Squash merges makes it difficult to work in multiple branches concurrently since it always does a history rewrite leading to conflicts that have to be manually resolved.

Default branch name

Used to be master is now main for new repos. Reasons are purely socio-political. Editors (rambos) note: I think it should have been trunk from the very beginning but I guess git wanted to be different from svn.

We are not going to change the default branch name for old repos but will use main going forward, just be aware of this.

If your client used "master" as default branch for git init you can change it after the first commit (before pushing to remote repo that expects "main") with git branch -m main.

Do not git add . use git commit -a

The exception being the very first repo init.

In general be very careful when you git add entire directories, make sure that each time you do they only contain files you really want in the repo. If unwanted files end up merged into the main branch (or some other shared branch) history they're in there forever unless very drastic measures are taken.

The correct shorthand for "I want to commit all my changes" is git commit -a. Add any new files individually with git add (or let your IDE do it when you create the file via IDE).

See also the note about large binary files below.

Learn the CLI

It's common across IDEs and other environment specific variables.

It also does exactly what you tell it to, your IDE might do it's own magical things.

And if your pre-commit hooks (see below) fail you probably get more useful error messages from the CLI.

There is nothing wrong with using a GUI git thing if you prefer as long as your understand how do everything you do there also via the CLI.

Make PR/MR early

PR=Pull Request, MR=Merge Request, they are the same thing but MR is the term used by Gitlab, many other places use PR.

Make it early so you can get early feedback from the build and test automation of our CI pipelines.

Prefix the title with "WIP:" to mark this request as being still work in progress so it won't be accidentally merged before it's done.

When you're actually done remove the WIP status and ask someone to review the merge request.

Remember that small logical collections of features/fixes make for better MRs than huge dumps of anything and everything.

This will make it easier to maintain high quality in your commits.

The various cookiecutter templates init the config for you but you must remember to run pre-commit install in your local checkout. To make you less likely to forget set up automatic enable on clone.

For a minimal good configuration you can look at this repos .pre-commit-config.yaml

Use .gitignore

Especially make sure no real production config files are committed to the code repositories (CI/CD deployment repos are a different story).

Use CI

To make sure you run the test suite before merging to main.

Use semver

Semantic Versioning, every merge to main must have unique version.

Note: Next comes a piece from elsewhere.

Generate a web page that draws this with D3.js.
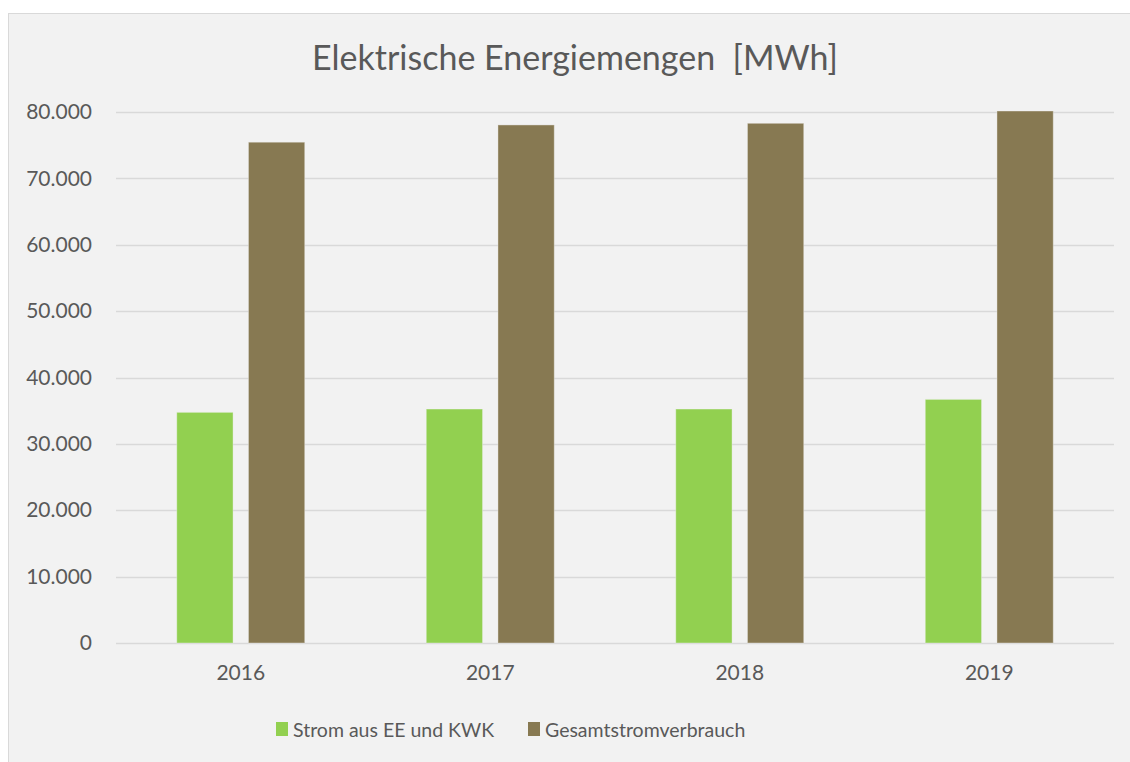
<!DOCTYPE html>
<html>
<head>
<meta charset="utf-8">
<script src="https://cdn.jsdelivr.net/npm/d3@7"></script>
<style>
  body { margin: 0; background: #fff; }
  text { font-family: Lato, "Open Sans", sans-serif; fill: #595959; }
</style>
</head>
<body>
<div id="chart"></div>
<script>
var years = ["2016", "2017", "2018", "2019"];
var seriesNames = ["Strom aus EE und KWK", "Gesamtstromverbrauch"];
var stromEE = [34750, 35250, 35250, 36700];
var gesamt = [75450, 78050, 78300, 80150];
var yTicks = [0, 10000, 20000, 30000, 40000, 50000, 60000, 70000, 80000];
var colors = ["#92d050", "#877952"];

var svgWidth = 1130;
var svgHeight = 762;
var margin = { top: 112, right: 16, bottom: 119, left: 116 };
var chartWidth = 1114 - margin.left;
var chartHeight = 643 - margin.top;

var svg = d3.select("#chart").append("svg")
  .attr("width", svgWidth)
  .attr("height", svgHeight);

// chart area background + border
svg.append("rect")
  .attr("x", 8.5).attr("y", 13.5)
  .attr("width", 1125).attr("height", 760)
  .attr("fill", "#f2f2f2")
  .attr("stroke", "#d9d9d9")
  .attr("stroke-width", 1);

svg.append("text")
  .attr("x", 575)
  .attr("y", 70)
  .attr("text-anchor", "middle")
  .style("font-size", "34px")
  .style("white-space", "pre")
  .text("Elektrische Energiemengen  [MWh]");

var g = svg.append("g")
  .attr("transform", `translate(${margin.left},${margin.top})`);

var yScale = d3.scaleLinear().domain([0, 80000]).range([chartHeight, 0]);

var x0 = d3.scaleBand().domain(years).range([0, chartWidth])
  .paddingInner(0.487).paddingOuter(0.2435);
var x1 = d3.scaleBand().domain(seriesNames).range([0, x0.bandwidth()])
  .paddingInner(0.215).paddingOuter(0);

var fmt = function(d) { return d3.format(",")(d).replace(/,/g, "."); };

// gridlines
g.append("g").selectAll("line")
  .data(yTicks)
  .enter().append("line")
  .attr("x1", 0).attr("x2", chartWidth)
  .attr("y1", d => Math.round(yScale(d)) + 0.5)
  .attr("y2", d => Math.round(yScale(d)) + 0.5)
  .attr("stroke", "#d9d9d9")
  .attr("stroke-width", 1.3);

var yAxis = d3.axisLeft(yScale).tickValues(yTicks).tickFormat(fmt).tickSize(0).tickPadding(24);
g.append("g").call(yAxis)
  .call(a => a.select(".domain").remove())
  .selectAll("text")
  .style("font-size", "21px")
  .style("font-family", "Lato, sans-serif")
  .attr("fill", "#595959");

var xAxis = d3.axisBottom(x0).tickSize(0).tickPadding(22);
g.append("g").attr("transform", `translate(0,${chartHeight})`).call(xAxis)
  .call(a => a.select(".domain").remove())
  .selectAll("text")
  .style("font-size", "21px")
  .style("font-family", "Lato, sans-serif")
  .attr("fill", "#595959");

var rows = years.map(function(y, i) {
  return { year: y, values: [
    { name: seriesNames[0], value: stromEE[i] },
    { name: seriesNames[1], value: gesamt[i] }
  ] };
});

var groups = g.selectAll(".yearGroup")
  .data(rows)
  .enter().append("g")
  .attr("class", "yearGroup")
  .attr("transform", d => `translate(${x0(d.year)},0)`);

groups.selectAll("rect")
  .data(d => d.values)
  .enter().append("rect")
  .attr("x", d => x1(d.name))
  .attr("y", d => yScale(d.value))
  .attr("width", x1.bandwidth())
  .attr("height", d => chartHeight - yScale(d.value))
  .attr("fill", (d, i) => colors[i])
  .attr("stroke", "#f2f2f2")
  .attr("stroke-opacity", 0.4)
  .attr("stroke-width", 1);

// legend
var legendX = [276, 528];
var legend = svg.selectAll(".legendItem")
  .data(seriesNames)
  .enter().append("g")
  .attr("class", "legendItem")
  .attr("transform", (d, i) => `translate(${legendX[i]},722)`);

legend.append("rect")
  .attr("width", 12).attr("height", 14)
  .attr("fill", (d, i) => colors[i]);

legend.append("text")
  .attr("x", 17).attr("y", 15)
  .style("font-size", "19.5px")
  .text(d => d);
</script>
</body>
</html>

Tag versions when merging to main

Ideally have CI do this for you, but do it manually if you have to.

Tag format is: 1.2.3

Large binary files

Git does not play nice with these, which is why you should always have the check-added-large-files pre-commit hook enabled. Use git-lfs if you really need to track binaries with the code. Otherwise consider keeping them in some cloud storage and document how to download them.

Use SSH for private repos

It's just better, especially with MFA (which might not work at all with password based authentication to private repositories).

On Windows you probably need to enable the OpenSSH Authentication Agent service since it's disabled by default, search for "services" in the box next to start menu and open the application called "services", find the "OpenSSH Authentication Agent" -service and doubleclick to edit it, set "Startup type" to "Automatic" and click ok.